Filed under: Digital workplace, Intranets, Latest Features
We all know how hard it can be to get the funding needed to improve your intranet or digital workplace. Each year, a businesses case is required, which may be a lengthy and painful document to complete.
Each year, the team waits nervously for the results of the business planning process, to see if funding has been allocated to the proposed project. Meanwhile, they keep talking with key stakeholders across the business to see if there’s any spare money that can be spent on the intranet or digital workplace.
What if it didn’t have to be that way? What if there was an approach that would give the intranet the support it needs to progress steadily (and confidently!) year after year?
Introducing product management
The slide above comes from the award-winning intranet of Swisscom, showing the progression of the intranet from a collection of disjointed sites to a cohesive digital workplace.

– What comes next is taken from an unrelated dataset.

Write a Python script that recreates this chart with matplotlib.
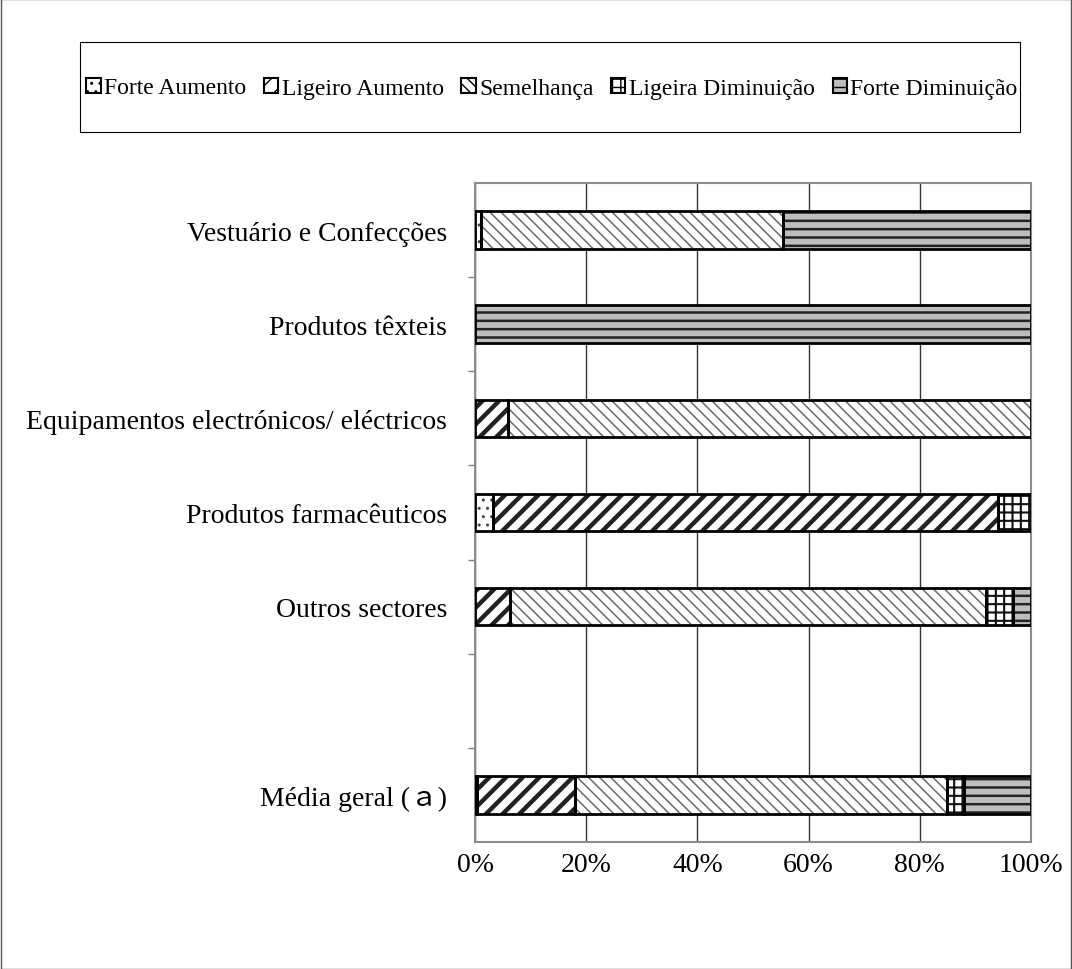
import numpy as np
import matplotlib
matplotlib.use("Agg")
import matplotlib.pyplot as plt
from matplotlib.patches import Patch, Rectangle

plt.rcParams['font.family'] = ['Liberation Serif', 'Noto Sans CJK JP']
plt.rcParams['hatch.linewidth'] = 1.0

categories = ['Vestuário e Confecções', 'Produtos têxteis',
              'Equipamentos electrónicos/ eléctricos', 'Produtos farmacêuticos',
              'Outros sectores', '', 'Média geral (ａ)']
series = ['Forte Aumento', 'Ligeiro Aumento', 'Semelhança',
          'Ligeira Diminuição', 'Forte Diminuição']

forte_aumento = [1.1, 0, 0, 3.2, 0, 0, 0.4]
ligeiro_aumento = [0, 0, 5.9, 90.9, 6.3, 0, 17.6]
semelhanca = [54.3, 0, 94.1, 0, 85.6, 0, 66.9]
ligeira_diminuicao = [0, 0, 0, 5.9, 4.9, 0, 3.1]
forte_diminuicao = [44.6, 100, 0, 0, 3.2, 0, 12.0]

values = [forte_aumento, ligeiro_aumento, semelhanca, ligeira_diminuicao, forte_diminuicao]

# fill, hatch, hatch colour, hatch line width
styles = [
    ('white', '..', '#444444', 1.0),
    ('white', '//', '#222222', 3.2),
    ('white', '\\\\\\', '#6a6a6a', 1.1),
    ('white', '++', '#111111', 1.5),
    ('#bdbdbd', '--', '#222222', 1.8),
]

fig = plt.figure(figsize=(10.72, 9.7), dpi=100)
ax = fig.add_axes([475 / 1072, 1 - 843 / 970, 556 / 1072, 659 / 970])

y = np.arange(len(categories))
left = np.zeros(len(categories))
for vals, (fc, hatch, hc, hlw) in zip(values, styles):
    vals = np.array(vals, dtype=float)
    keep = vals > 0
    bars = ax.barh(y[keep], vals[keep], left=left[keep], height=0.4, color=fc,
                   edgecolor=hc, hatch=hatch, linewidth=0, zorder=3)
    for b in bars:
        if hasattr(b, 'set_hatch_linewidth'):
            b.set_hatch_linewidth(hlw)
    # black outline drawn on top of the hatched fill
    ax.barh(y[keep], vals[keep], left=left[keep], height=0.4, fill=False,
            edgecolor='black', linewidth=2, zorder=4)
    left += vals

ax.set_xlim(0, 100)
ax.set_ylim(len(categories) - 0.5, -0.5)
ax.set_xticks([0, 20, 40, 60, 80, 100])
ax.set_xticklabels(['0%', '20%', '40%', '60%', '80%', '100%'], fontsize=20)
ax.set_yticks(y)
ax.set_yticklabels(categories, fontsize=20)
ax.set_yticks(np.arange(0.5, len(categories) - 1, 1.0), minor=True)
ax.tick_params(axis='x', length=0, pad=7)
ax.tick_params(axis='y', which='major', length=0, pad=20)
ax.tick_params(axis='y', which='minor', length=5, color='#808080', width=1)
ax.xaxis.grid(True, color='#333333', linewidth=1, zorder=0)
for s in ax.spines.values():
    s.set_color('#8c8c8c')
    s.set_linewidth(1.5)

# legend box
fig.patches.append(Rectangle((80 / 1072, 1 - 133 / 970), 940 / 1072, 90 / 970,
                             transform=fig.transFigure, fill=False,
                             edgecolor='black', linewidth=0.8))
handles = [Patch(facecolor=fc, edgecolor='black', hatch=h, linewidth=1.5)
           for fc, h, hc, hlw in styles]
fig.legend(handles, series, loc='center', bbox_to_anchor=(552 / 1072, 1 - 89 / 970),
           ncol=5, frameon=False, fontsize=17, handlelength=0.6, handleheight=0.6,
           handletextpad=0.15, columnspacing=0.75)

fig.patches.append(Rectangle((0.0005, 0.0005), 0.999, 0.999, transform=fig.transFigure,
                             fill=False, edgecolor='#555555', linewidth=1))

fig.savefig('out.png', dpi=100)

What’s the most powerful element of this image? It’s the second line from the top: “every 2 years a major release; 4 minor releases a year”.
The Swisscom digital workplace has now matured to the point that there’s a clear expectation that major changes will happen over time to the site, plus a lot of small (but valuable) changes throughout each year.
This reflects a shift from managing the intranet as a series of stand-alone projects, to managing the intranet as a product.
Product management is well understood in customer-facing situations. Consumer devices, from fridges to phones, undergo constant evolution, with new models brought into the marketplace.
In more recent times, it’s been recognised that digital solutions are also products, from the banking app on a phone to the e-banking capability online, and even the website itself.
Product management is a discipline, with models, methodologies, training courses and certification. There are decades of experience that can be used to guide product management activities within organisations.
Intranet and digital workplace teams should learn from this space, with the goal of shifting how enterprise solutions are managed and improved over time. Only then will we truly be confident that we’re on the right track to delivering what staff and the business really need.